_Directions for this task_
Everything from the line with "Reproduce this chart with matplotlib." through the line with "FONT_SIZE = 14.4", inclusive, should be repeated exactly, except the pictures.

_Source code of charts_

= = = = =

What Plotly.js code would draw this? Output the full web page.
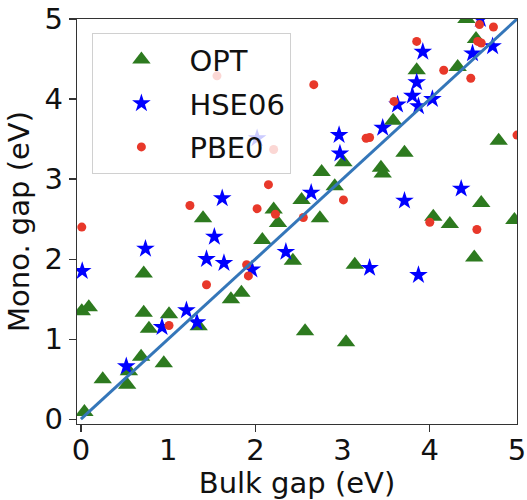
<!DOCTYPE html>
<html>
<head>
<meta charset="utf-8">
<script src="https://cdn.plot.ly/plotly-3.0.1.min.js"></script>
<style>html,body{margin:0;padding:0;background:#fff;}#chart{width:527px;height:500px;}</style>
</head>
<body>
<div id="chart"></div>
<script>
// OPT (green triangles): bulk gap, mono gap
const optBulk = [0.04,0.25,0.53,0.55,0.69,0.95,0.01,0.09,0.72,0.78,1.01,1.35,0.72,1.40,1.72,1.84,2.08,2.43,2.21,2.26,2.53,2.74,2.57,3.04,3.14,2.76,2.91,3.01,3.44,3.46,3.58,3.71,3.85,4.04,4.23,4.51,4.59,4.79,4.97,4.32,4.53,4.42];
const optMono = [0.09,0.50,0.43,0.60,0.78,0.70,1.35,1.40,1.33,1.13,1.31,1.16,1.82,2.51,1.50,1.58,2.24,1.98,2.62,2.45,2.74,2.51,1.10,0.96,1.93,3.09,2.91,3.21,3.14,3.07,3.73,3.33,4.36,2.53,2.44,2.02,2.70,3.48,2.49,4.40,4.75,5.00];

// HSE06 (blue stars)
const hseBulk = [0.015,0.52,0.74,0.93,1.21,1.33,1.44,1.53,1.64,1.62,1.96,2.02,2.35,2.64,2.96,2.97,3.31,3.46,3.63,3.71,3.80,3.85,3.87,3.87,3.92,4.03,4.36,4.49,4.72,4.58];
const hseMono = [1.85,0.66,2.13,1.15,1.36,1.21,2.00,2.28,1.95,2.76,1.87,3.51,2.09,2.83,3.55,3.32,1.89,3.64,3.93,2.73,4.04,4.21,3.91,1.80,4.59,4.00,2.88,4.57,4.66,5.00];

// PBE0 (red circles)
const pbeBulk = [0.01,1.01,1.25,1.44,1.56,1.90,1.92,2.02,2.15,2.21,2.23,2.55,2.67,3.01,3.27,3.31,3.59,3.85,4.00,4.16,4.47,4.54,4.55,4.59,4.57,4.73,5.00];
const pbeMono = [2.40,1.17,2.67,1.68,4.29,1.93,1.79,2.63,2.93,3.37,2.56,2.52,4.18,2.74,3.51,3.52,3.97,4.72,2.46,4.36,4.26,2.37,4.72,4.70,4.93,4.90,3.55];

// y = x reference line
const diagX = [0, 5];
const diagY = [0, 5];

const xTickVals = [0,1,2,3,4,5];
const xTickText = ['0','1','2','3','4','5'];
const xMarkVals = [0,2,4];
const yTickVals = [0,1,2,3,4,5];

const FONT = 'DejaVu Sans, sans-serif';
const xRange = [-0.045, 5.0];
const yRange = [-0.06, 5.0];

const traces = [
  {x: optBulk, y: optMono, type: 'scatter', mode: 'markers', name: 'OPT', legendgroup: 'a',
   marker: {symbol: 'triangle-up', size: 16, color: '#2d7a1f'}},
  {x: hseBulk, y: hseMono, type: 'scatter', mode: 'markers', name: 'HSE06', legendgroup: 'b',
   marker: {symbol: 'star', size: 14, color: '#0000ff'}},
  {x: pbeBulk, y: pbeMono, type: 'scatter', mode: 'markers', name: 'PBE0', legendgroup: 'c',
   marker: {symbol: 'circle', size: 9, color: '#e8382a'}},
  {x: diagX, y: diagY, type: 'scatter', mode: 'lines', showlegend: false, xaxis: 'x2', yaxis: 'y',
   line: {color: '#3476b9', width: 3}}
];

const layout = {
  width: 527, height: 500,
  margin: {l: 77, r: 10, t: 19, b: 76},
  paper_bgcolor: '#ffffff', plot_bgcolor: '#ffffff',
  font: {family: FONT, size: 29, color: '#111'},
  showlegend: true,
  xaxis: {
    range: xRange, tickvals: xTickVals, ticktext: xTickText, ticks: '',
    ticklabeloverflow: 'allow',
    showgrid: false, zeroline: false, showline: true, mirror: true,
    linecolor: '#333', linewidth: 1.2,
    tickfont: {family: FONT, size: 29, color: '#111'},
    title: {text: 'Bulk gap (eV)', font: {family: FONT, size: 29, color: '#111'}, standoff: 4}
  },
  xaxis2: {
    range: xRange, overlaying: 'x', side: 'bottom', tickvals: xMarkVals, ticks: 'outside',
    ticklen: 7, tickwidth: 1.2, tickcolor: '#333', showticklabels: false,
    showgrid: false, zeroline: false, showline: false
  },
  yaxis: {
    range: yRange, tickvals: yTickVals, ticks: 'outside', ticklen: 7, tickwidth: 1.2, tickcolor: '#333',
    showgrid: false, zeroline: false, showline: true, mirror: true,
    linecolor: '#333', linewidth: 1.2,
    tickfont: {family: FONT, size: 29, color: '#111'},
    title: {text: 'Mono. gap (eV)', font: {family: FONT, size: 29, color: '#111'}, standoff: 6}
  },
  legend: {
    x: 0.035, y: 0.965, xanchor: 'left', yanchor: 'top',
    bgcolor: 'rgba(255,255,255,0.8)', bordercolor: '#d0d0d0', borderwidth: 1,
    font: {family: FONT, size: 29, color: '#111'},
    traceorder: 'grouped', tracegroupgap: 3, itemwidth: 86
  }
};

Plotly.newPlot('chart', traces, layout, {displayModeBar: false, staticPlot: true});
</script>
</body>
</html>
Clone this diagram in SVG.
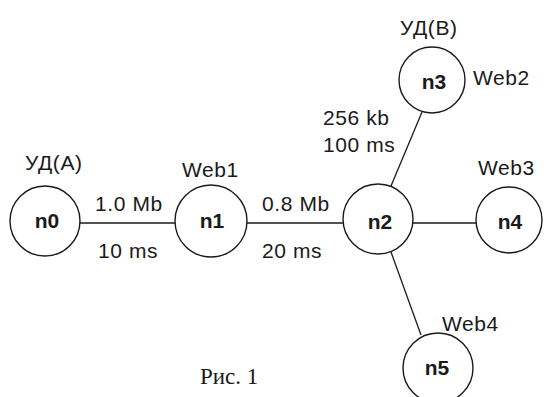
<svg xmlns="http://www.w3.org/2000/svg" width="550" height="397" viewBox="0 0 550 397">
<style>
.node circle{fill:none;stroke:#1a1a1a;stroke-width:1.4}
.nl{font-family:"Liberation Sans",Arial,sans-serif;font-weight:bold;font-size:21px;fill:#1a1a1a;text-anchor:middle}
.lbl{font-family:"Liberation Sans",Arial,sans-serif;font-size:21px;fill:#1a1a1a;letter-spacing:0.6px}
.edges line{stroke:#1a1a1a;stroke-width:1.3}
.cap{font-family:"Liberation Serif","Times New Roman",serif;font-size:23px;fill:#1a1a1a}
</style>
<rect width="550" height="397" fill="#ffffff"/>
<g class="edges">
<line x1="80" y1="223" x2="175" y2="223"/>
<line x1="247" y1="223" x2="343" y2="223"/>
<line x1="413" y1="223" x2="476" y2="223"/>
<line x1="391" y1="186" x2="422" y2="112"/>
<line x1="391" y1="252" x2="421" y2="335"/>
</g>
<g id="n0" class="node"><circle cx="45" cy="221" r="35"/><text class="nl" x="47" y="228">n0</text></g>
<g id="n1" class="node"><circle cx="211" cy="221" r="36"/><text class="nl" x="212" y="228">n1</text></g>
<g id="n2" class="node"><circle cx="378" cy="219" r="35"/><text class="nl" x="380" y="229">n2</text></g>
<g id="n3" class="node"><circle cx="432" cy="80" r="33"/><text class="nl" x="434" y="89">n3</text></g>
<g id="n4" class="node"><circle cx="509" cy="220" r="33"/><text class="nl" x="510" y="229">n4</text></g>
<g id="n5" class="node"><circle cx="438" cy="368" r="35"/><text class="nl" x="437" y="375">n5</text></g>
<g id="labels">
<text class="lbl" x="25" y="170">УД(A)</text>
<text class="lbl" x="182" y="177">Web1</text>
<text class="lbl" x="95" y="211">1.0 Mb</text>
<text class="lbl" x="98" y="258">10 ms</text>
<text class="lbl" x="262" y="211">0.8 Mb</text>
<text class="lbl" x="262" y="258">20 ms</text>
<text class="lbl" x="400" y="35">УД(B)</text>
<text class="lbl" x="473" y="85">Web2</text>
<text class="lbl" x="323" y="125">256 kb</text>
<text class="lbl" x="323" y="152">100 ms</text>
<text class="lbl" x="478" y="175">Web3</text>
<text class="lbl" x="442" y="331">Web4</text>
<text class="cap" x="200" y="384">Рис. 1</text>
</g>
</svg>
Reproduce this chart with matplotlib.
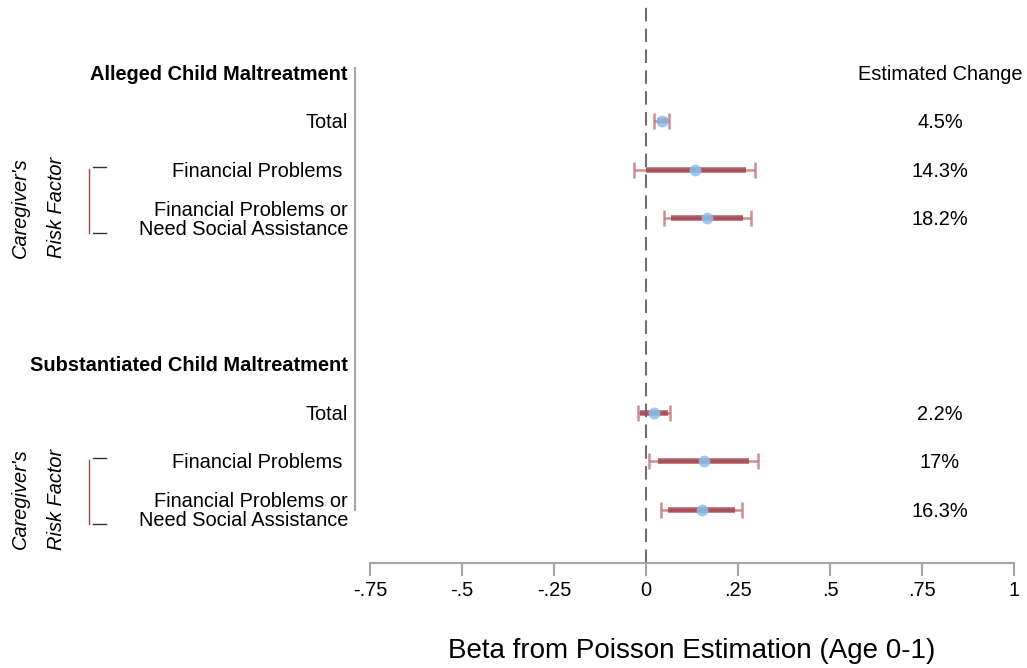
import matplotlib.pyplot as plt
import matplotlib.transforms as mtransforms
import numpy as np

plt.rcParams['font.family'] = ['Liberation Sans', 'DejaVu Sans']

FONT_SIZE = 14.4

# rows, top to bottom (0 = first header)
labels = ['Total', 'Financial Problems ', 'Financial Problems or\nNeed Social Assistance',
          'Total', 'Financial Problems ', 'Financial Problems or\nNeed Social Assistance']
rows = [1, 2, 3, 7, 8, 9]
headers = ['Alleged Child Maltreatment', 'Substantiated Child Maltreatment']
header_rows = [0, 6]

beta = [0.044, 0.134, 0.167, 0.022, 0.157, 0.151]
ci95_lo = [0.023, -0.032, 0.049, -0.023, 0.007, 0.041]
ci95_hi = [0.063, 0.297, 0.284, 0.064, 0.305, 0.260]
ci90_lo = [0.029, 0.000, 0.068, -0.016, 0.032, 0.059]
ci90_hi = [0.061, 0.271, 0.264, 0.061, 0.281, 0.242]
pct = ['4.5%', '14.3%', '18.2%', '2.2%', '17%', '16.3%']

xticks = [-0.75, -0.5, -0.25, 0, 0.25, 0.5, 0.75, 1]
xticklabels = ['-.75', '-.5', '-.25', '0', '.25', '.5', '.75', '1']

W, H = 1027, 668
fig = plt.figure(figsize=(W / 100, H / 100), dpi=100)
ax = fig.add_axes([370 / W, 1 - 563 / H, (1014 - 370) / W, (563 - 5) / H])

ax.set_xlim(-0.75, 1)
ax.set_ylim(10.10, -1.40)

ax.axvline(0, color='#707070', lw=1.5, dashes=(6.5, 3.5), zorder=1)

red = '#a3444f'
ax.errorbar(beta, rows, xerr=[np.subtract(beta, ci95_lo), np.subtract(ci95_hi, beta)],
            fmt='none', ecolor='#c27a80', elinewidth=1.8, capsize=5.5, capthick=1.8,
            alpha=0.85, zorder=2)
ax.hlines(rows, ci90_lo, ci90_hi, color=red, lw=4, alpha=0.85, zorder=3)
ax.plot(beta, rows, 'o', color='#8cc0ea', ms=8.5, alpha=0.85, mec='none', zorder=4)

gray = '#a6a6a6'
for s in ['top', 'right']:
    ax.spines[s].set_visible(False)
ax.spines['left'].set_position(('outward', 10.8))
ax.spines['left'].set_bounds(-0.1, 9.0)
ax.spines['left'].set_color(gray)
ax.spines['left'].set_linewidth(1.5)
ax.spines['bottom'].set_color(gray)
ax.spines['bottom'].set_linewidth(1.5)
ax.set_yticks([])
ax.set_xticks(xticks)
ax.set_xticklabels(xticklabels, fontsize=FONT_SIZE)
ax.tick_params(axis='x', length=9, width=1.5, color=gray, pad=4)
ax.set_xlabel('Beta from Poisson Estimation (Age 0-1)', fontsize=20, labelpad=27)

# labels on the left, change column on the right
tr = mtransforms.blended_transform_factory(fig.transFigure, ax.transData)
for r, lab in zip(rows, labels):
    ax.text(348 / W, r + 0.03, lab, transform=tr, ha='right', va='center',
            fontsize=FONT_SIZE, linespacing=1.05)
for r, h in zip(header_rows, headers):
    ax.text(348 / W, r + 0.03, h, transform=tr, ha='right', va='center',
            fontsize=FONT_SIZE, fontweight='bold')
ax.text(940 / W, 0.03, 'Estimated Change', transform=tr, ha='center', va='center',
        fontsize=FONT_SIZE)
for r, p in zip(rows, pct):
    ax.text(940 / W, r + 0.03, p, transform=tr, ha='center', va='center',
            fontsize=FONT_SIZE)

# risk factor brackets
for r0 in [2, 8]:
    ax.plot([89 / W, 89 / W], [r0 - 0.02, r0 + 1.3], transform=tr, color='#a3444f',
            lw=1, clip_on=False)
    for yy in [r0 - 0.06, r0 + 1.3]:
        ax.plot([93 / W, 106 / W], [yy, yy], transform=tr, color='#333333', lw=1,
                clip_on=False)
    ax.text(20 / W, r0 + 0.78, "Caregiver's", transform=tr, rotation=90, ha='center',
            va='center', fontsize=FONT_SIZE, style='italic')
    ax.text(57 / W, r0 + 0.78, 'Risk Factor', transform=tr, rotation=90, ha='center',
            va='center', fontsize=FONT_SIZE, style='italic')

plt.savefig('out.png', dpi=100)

= = = = =

_Result of the task_
Reproduce this chart with matplotlib.
import matplotlib.pyplot as plt
import matplotlib.transforms as mtransforms
import numpy as np

plt.rcParams['font.family'] = ['Liberation Sans', 'DejaVu Sans']

FONT_SIZE = 14.4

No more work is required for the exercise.